A year after his death, his books got a new boost in popularity when the slick, fast-paced well-received The Bourne Identity, starring Matt Damon, was released. The film, based on Ludlum’s 1980 novel of the same name, was the first of a five-part sequence of films that have been huge critical and commercial successes, netting more than $1.6 billion worldwide.
Beyond that, Ludlum’s heirs have continued to publish books — 29 so far by 10 different authors — under the trademark inscription of “Robert Ludlum’s.”
That’s not much of a stretch, the idea that a professional writer could produce a Ludlum-like novel. After all, he followed a formula that they can also easily follow.
Basically, a Ludlum or Ludlumesque novel has a hero struggling against powerful foes conspiring to promote their own gain and other evil intentions while corrupt democracy and the rights of the average Joe. There’s always a lot of skullduggery in the shadows by the evil guys and a lot of confusion on the part of the hero who is trying to figure out why a lot of bad things are happening around him. A lot of paranoia.
As I say, it’s a formula that’s been hugely successful.
So why did I come away from The Osterman Weekend disappointed?
Muddy, convoluted, far-fetched
The Osterman Weekend was Ludlum’s second novel, published in 1972, a year after his first, The Scarlatti Inheritance.
At some point in the 1970s, I read a lot of Ludlum’s books, and I have a vague memory that, somewhere in the middle of all this reading, I picked up The Osterman Weekend and was unimpressed. A half century later, I came across a paperback copy and thought to give the book another chance.
What I found, though, was a muddy, convoluted, far-fetched plot within a plot, featuring John Tanner, the news director of a major television network, recruited by a CIA operative to investigate three couples who are his close friends. They are, he’s told, part of Omega, a dastardly Communist effort to undermine the free world, and they are all about to gather at his home for their annual weekend together.
The telling of the story is overly complex because Ludlum has to make Tanner a believable and interesting character, but not only him. The other members of the couples, men and women, have to be sketched as people the reader can relate to in some way, as somewhat everyday Americans who could just as well be your next door neighbors and may or may not be spies.
That gets pretty complex for Ludlum. And among the many signs of this novel’s age is its treatment of women as secondary members of society — and the shock that Tanner has when he begins to believe that the mastermind of Omega might be the wife (!) of one of his male friends.
Violence happens here and there, and it’s awkwardly presented and described. Nonetheless, in the final third of the book, the pace of Ludlum’s story quickens, and he drags the reader along. What will come next?
The ending is a kind of a surprise but also a bit anticlimactic. Answers are given, but there are too many of them — there’s no elegance to the story or its telling — and they’re too clumsy.

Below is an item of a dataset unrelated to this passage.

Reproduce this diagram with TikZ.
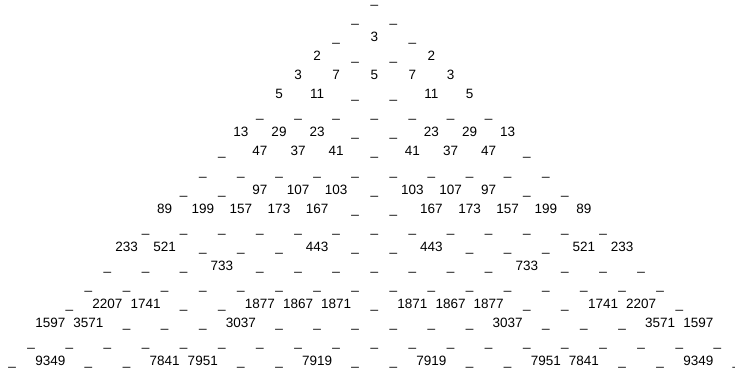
\documentclass[tikz,border=0pt]{standalone}
\usepackage{fontspec}
\setmainfont{Liberation Sans}
\newcommand{\uscore}{\textunderscore}
\newcommand{\hs}{19.06}
\newcommand{\vs}{19.07}
\newcommand{\primerow}[2]{%
  \foreach \lbl [count=\i from 0] in {#2} {
    \node[cell] (n#1-\i) at ({(2*\i-#1)*\hs},{#1*\vs}) {\lbl};
  }}
\newcommand{\blankrow}[1]{%
  \foreach \i in {0,...,#1} {
    \node[cell] (n#1-\i) at ({(2*\i-#1)*\hs},{#1*\vs}) {\uscore};
  }}
\begin{document}
\begin{tikzpicture}[x=1pt,y=-1pt,
  cell/.style={anchor=base, inner sep=0pt, font=\fontsize{13.5}{16}\selectfont}]
\useasboundingbox (0,0) rectangle (735,374);
\begin{scope}[shift={(374.3,3.4)}]
\blankrow{0}
\blankrow{1}
\primerow{2}{\uscore,3,\uscore}
\primerow{3}{2,\uscore,\uscore,2}
\primerow{4}{3,7,5,7,3}
\primerow{5}{5,11,\uscore,\uscore,11,5}
\blankrow{6}
\primerow{7}{13,29,23,\uscore,\uscore,23,29,13}
\primerow{8}{\uscore,47,37,41,\uscore,41,37,47,\uscore}
\blankrow{9}
\primerow{10}{\uscore,\uscore,97,107,103,\uscore,103,107,97,\uscore,\uscore}
\primerow{11}{89,199,157,173,167,\uscore,\uscore,167,173,157,199,89}
\blankrow{12}
\primerow{13}{233,521,\uscore,\uscore,\uscore,443,\uscore,\uscore,443,\uscore,\uscore,\uscore,521,233}
\primerow{14}{\uscore,\uscore,\uscore,733,\uscore,\uscore,\uscore,\uscore,\uscore,\uscore,\uscore,733,\uscore,\uscore,\uscore}
\blankrow{15}
\primerow{16}{\uscore,2207,1741,\uscore,\uscore,1877,1867,1871,\uscore,1871,1867,1877,\uscore,\uscore,1741,2207,\uscore}
\primerow{17}{1597,3571,\uscore,\uscore,\uscore,3037,\uscore,\uscore,\uscore,\uscore,\uscore,\uscore,3037,\uscore,\uscore,\uscore,3571,1597}
\blankrow{18}
\primerow{19}{\uscore,9349,\uscore,\uscore,7841,7951,\uscore,\uscore,7919,\uscore,\uscore,7919,\uscore,\uscore,7951,7841,\uscore,\uscore,9349,\uscore}
\end{scope}
\end{tikzpicture}
\end{document}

My theory is that The Osterman Weekend is an indication that, in 1972, Ludlum was still learning his craft.
I don’t remember enough about the novels I read in my 20s to know what he did better in his later books, but it’s clear that he got his act together.
Suggesting conspiracies and stoking up paranoia made Ludlum and a lot of other people a ton of money.
It can also be a formula in politics, but that’s another story.